Le Regioni più piccole avrebbero meno poteri?
«Sarebbero comunque sovra rappresentate. Nel sistema attuale la Costituzione prevede un minimo di Senatori per ogni Regione. Questo significa che, mentre per la Camera l’elezione è fatta su base circoscrizionale e nazionale in proporzione alla popolazione, per il Senato il sistema è su base regionale. Oggi i senatori sono almeno sette per Regione (salvo la Valle d’Aosta e il Molise), e, se vince il sì, saranno tre. Questo significa che le piccole Regioni proporzionalmente alle grandi avrebbero comunque, come oggi, una rappresentanza maggiore».
Con meno parlamentari il processo legislativo sarà più snello?
«Di per sé questa riforma non incide sul funzionamento e sull’efficienza del Parlamento. Però, se il referendum passasse, questa potrebbe essere un’occasione per dedicarsi a rivedere le norme dei regolamenti e per armonizzare meglio il modo in cui le due Camere operano. Non dico, dunque, che riducendo il numero automaticamente si migliori la funzionalità, ma che potrebbe essere uno stimolo a mettere mano ad altre modifiche».
E sul risparmio?
«È un argomento che non va considerato. Questa è una argomentazione sbagliata di chi sostiene le ragioni del sì, perché non si decide il numero dei parlamentari e la composizione degli organi costituzionali in base al costo. Gli organi costituzionali devono esistere ed essere configurati in base alle esigenze e a quello che si ritiene meglio per farli funzionare, non in base ad altre ragioni».

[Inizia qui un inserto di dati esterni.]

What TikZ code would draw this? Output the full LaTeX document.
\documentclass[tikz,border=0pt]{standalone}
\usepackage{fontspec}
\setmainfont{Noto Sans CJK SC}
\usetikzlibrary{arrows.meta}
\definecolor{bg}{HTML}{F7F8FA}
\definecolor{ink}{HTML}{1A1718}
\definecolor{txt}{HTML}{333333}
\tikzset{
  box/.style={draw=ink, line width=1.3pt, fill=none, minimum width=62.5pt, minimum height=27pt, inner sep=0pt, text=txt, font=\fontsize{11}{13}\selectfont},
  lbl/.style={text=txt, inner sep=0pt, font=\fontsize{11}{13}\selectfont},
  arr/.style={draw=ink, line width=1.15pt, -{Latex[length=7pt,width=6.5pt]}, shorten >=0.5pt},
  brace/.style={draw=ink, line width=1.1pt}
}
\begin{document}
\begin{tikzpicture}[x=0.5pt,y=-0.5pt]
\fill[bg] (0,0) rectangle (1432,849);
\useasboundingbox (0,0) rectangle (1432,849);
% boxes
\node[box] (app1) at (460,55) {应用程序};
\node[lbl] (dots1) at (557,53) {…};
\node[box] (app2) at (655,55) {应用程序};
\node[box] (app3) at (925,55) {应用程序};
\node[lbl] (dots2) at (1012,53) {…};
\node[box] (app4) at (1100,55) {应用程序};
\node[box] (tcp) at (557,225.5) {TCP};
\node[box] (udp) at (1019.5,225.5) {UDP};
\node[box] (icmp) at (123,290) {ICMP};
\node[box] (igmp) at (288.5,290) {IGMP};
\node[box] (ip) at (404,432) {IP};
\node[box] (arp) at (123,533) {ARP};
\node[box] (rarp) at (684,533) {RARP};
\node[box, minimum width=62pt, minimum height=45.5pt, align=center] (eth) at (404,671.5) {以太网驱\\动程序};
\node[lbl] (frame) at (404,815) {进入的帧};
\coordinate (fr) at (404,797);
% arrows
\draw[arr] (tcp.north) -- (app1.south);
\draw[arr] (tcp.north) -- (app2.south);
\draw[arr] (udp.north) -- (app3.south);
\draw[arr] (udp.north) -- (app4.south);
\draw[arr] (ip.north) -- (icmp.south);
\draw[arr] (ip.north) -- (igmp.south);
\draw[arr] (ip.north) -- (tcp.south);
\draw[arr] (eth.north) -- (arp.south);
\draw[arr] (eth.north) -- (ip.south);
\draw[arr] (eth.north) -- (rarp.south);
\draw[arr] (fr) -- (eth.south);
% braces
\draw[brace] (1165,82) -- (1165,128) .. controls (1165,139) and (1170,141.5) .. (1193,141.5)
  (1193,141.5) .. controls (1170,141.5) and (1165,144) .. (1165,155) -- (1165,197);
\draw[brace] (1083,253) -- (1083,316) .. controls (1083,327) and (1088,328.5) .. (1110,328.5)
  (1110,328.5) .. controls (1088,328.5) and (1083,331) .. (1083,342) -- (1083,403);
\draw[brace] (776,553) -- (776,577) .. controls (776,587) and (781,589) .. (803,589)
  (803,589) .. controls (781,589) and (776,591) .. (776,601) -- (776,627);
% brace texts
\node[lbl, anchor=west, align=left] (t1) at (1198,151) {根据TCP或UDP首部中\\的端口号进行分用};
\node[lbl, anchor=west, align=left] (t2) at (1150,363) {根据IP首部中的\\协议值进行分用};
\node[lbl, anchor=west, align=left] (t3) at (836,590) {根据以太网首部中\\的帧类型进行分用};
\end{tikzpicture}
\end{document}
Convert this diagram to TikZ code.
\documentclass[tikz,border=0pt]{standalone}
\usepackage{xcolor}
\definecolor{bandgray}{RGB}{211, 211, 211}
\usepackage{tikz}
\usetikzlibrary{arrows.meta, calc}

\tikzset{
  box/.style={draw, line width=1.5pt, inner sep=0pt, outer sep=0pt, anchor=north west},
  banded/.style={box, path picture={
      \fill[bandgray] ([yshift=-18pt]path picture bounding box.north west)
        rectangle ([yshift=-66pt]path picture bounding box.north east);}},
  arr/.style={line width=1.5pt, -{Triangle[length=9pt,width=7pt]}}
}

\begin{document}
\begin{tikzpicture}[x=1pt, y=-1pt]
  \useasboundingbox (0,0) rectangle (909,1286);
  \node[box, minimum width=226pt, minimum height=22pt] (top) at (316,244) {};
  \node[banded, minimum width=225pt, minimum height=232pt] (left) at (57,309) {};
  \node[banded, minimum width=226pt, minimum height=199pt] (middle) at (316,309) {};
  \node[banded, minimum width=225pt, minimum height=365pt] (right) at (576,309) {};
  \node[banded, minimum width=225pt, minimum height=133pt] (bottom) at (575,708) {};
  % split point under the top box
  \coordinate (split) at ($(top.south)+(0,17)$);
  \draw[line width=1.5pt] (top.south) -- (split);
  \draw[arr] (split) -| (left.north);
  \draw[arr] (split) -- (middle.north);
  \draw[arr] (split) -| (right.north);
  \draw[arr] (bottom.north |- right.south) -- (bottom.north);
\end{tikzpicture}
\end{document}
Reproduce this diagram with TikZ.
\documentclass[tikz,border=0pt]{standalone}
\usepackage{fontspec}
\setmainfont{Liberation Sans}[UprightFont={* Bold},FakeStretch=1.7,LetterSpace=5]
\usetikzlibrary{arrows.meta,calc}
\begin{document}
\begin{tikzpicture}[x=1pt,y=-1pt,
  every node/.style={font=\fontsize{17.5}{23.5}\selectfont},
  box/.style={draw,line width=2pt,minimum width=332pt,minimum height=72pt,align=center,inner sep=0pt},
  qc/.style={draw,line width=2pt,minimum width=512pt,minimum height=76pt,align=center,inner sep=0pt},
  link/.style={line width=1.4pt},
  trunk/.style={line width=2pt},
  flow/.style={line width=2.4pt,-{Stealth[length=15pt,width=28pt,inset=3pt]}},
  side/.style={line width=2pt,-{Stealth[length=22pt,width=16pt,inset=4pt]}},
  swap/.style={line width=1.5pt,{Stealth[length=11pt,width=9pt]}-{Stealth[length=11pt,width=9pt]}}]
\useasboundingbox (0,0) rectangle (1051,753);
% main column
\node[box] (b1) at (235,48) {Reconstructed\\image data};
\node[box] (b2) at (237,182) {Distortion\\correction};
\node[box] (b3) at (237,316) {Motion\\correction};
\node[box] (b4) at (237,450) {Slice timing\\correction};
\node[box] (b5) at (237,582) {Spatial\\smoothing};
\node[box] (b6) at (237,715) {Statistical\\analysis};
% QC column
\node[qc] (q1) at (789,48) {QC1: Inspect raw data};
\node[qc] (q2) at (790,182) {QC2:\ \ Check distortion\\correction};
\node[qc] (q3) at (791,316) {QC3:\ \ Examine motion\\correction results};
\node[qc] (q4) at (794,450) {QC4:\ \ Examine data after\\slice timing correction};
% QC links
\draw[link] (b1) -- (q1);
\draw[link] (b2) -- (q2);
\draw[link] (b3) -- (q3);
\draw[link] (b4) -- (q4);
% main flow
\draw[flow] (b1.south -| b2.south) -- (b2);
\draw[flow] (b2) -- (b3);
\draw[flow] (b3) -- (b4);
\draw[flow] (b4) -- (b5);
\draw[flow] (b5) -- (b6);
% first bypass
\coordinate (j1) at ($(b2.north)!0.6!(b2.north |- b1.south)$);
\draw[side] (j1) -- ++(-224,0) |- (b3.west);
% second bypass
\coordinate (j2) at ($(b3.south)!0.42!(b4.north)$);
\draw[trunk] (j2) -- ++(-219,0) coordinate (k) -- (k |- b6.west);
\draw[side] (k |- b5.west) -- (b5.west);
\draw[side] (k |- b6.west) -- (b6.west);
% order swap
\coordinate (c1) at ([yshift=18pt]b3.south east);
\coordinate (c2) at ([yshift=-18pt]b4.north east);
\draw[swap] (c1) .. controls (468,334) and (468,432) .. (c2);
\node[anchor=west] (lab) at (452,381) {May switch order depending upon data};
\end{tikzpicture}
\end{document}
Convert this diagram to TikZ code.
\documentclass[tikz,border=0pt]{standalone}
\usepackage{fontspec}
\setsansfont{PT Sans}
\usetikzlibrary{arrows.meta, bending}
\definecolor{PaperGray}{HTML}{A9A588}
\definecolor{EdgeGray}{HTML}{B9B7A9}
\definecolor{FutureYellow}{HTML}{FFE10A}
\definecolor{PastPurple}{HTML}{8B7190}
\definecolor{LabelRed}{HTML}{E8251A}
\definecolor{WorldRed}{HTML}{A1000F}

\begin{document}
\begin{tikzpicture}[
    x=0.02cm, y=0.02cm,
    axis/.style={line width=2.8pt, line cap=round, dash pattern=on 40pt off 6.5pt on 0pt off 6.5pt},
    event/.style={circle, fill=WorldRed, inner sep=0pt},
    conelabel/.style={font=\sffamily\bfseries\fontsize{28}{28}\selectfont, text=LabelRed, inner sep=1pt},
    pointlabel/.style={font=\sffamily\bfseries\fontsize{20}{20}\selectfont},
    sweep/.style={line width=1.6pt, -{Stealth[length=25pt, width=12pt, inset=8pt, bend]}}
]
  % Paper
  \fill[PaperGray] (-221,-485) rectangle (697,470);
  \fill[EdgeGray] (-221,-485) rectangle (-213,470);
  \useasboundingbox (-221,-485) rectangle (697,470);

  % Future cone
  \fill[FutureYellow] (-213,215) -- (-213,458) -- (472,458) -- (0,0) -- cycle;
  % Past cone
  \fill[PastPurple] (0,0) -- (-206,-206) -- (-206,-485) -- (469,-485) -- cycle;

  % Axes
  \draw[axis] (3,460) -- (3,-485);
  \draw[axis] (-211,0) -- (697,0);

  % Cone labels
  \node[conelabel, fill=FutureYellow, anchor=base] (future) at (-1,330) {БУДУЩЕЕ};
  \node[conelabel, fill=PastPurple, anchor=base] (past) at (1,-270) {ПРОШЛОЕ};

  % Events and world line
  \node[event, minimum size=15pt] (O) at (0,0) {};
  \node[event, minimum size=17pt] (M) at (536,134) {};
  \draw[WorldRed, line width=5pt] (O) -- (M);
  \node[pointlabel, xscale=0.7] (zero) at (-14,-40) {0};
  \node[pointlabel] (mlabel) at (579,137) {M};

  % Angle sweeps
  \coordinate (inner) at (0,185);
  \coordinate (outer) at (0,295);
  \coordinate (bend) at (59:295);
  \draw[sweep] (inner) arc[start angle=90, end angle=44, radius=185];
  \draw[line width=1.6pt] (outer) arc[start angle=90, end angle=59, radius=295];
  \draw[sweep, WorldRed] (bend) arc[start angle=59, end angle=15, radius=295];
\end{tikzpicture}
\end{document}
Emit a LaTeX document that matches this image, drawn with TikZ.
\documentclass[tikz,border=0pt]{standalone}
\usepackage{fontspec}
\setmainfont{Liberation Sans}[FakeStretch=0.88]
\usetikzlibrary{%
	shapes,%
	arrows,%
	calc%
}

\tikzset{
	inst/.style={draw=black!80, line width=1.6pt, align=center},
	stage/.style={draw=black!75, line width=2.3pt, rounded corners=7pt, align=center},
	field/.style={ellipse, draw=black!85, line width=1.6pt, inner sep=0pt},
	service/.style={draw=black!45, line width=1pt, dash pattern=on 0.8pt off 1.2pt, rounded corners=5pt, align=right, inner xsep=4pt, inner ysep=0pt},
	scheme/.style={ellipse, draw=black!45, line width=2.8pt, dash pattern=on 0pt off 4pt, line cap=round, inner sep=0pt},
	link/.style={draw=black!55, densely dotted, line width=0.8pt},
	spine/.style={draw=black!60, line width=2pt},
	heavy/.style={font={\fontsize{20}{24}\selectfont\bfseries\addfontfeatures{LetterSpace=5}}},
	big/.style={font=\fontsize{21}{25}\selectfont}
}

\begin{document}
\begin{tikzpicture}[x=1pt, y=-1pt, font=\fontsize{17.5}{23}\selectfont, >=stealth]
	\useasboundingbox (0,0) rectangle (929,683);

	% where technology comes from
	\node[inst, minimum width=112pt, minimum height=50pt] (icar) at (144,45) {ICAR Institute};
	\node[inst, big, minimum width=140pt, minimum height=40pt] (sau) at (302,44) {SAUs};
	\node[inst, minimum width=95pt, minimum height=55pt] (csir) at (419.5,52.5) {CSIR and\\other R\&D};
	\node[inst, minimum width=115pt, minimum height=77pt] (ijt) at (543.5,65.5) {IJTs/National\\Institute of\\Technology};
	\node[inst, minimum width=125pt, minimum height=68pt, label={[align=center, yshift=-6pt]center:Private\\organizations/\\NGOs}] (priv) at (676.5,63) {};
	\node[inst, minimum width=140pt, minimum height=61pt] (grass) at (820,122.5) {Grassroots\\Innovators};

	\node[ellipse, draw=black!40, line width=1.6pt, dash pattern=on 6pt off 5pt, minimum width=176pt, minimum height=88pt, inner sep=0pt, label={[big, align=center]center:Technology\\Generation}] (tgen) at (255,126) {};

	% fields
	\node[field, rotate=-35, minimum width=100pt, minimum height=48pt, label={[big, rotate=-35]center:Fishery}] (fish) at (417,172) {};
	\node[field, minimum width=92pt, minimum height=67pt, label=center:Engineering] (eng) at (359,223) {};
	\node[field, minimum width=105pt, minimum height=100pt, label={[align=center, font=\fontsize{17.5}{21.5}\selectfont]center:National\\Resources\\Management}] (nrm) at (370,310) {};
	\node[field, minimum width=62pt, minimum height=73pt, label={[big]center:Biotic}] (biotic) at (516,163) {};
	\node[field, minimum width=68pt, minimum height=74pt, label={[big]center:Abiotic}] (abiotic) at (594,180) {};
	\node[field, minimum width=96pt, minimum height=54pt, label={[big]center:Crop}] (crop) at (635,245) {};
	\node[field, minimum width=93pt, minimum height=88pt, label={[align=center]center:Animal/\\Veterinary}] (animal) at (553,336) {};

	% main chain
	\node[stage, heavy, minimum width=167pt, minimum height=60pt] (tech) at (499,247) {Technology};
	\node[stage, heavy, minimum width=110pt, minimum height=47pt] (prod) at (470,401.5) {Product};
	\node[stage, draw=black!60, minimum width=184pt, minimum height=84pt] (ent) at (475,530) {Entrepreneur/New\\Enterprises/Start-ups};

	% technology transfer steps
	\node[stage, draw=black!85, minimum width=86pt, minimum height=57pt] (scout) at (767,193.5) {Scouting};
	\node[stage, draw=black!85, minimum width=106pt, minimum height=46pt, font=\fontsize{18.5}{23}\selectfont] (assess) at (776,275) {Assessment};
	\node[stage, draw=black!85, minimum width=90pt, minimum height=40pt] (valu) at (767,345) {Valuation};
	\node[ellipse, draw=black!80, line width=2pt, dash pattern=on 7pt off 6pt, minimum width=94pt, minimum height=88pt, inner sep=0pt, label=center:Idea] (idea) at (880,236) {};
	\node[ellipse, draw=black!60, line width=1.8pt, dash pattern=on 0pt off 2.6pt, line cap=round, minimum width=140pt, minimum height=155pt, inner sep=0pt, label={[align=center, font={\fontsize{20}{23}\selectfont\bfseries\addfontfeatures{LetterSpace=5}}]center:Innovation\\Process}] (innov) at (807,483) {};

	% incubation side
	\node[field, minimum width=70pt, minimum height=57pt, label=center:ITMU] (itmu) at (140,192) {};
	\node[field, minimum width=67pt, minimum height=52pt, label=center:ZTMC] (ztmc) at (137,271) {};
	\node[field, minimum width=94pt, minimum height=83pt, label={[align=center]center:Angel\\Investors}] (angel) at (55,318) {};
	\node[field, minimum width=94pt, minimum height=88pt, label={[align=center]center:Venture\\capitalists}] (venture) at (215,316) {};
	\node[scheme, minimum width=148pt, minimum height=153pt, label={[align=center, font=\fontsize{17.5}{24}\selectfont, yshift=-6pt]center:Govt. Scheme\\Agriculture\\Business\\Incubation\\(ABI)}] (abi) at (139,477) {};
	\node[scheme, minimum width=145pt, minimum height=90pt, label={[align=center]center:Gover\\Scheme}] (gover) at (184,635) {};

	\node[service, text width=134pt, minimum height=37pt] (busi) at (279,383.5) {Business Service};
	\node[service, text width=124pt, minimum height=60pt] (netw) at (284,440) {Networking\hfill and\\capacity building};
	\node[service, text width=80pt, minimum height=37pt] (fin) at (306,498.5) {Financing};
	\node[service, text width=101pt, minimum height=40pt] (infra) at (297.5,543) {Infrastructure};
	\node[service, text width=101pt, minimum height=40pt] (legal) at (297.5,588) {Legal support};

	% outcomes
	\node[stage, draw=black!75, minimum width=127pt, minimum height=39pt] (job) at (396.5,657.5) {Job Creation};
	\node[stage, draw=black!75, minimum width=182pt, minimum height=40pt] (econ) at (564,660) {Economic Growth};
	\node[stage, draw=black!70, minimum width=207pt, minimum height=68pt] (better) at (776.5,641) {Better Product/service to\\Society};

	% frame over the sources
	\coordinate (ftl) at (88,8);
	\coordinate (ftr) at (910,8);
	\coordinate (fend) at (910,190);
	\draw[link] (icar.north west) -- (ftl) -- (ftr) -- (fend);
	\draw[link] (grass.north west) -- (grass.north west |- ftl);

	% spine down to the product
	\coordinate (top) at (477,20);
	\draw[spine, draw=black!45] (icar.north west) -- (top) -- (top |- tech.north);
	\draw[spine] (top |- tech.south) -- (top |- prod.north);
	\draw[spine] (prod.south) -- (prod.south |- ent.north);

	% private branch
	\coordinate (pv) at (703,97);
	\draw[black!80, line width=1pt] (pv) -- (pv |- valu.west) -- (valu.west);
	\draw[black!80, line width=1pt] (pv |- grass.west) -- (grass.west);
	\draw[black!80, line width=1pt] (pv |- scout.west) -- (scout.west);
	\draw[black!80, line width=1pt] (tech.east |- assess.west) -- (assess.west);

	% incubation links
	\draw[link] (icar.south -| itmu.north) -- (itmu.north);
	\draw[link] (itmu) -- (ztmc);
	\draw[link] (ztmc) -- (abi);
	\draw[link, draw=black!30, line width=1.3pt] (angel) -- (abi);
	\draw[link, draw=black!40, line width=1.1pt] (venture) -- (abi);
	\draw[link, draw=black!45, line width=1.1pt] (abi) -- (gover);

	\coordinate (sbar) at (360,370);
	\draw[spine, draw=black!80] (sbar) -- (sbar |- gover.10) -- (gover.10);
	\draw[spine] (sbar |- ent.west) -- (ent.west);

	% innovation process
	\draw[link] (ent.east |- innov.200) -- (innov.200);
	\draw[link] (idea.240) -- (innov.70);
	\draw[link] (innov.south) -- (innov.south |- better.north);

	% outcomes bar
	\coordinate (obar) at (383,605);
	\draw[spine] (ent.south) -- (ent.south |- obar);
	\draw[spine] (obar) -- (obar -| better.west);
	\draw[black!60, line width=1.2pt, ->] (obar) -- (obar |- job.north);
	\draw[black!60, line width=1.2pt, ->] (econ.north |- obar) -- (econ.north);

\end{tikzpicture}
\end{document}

Ma è una riforma che lei avrebbe fatto?
«Non penso sia una riforma di grande rilevanza, ma, ripeto, può dare una spinta alle riforme. Per me, il tema fondamentale a cui ci si dovrebbe dedicare è il bicameralismo. Abbiamo due Camere pensate come diverse ma poi sempre più somiglianti tra di loro. Sarebbe opportuno ripensarle, dando a una sola delle due il compito di votare la fiducia al Governo e chiamare invece la seconda a deliberare sulle leggi e a controllarne l’esecuzione. Tutto un altro discorso rispetto al tema del numero di componenti».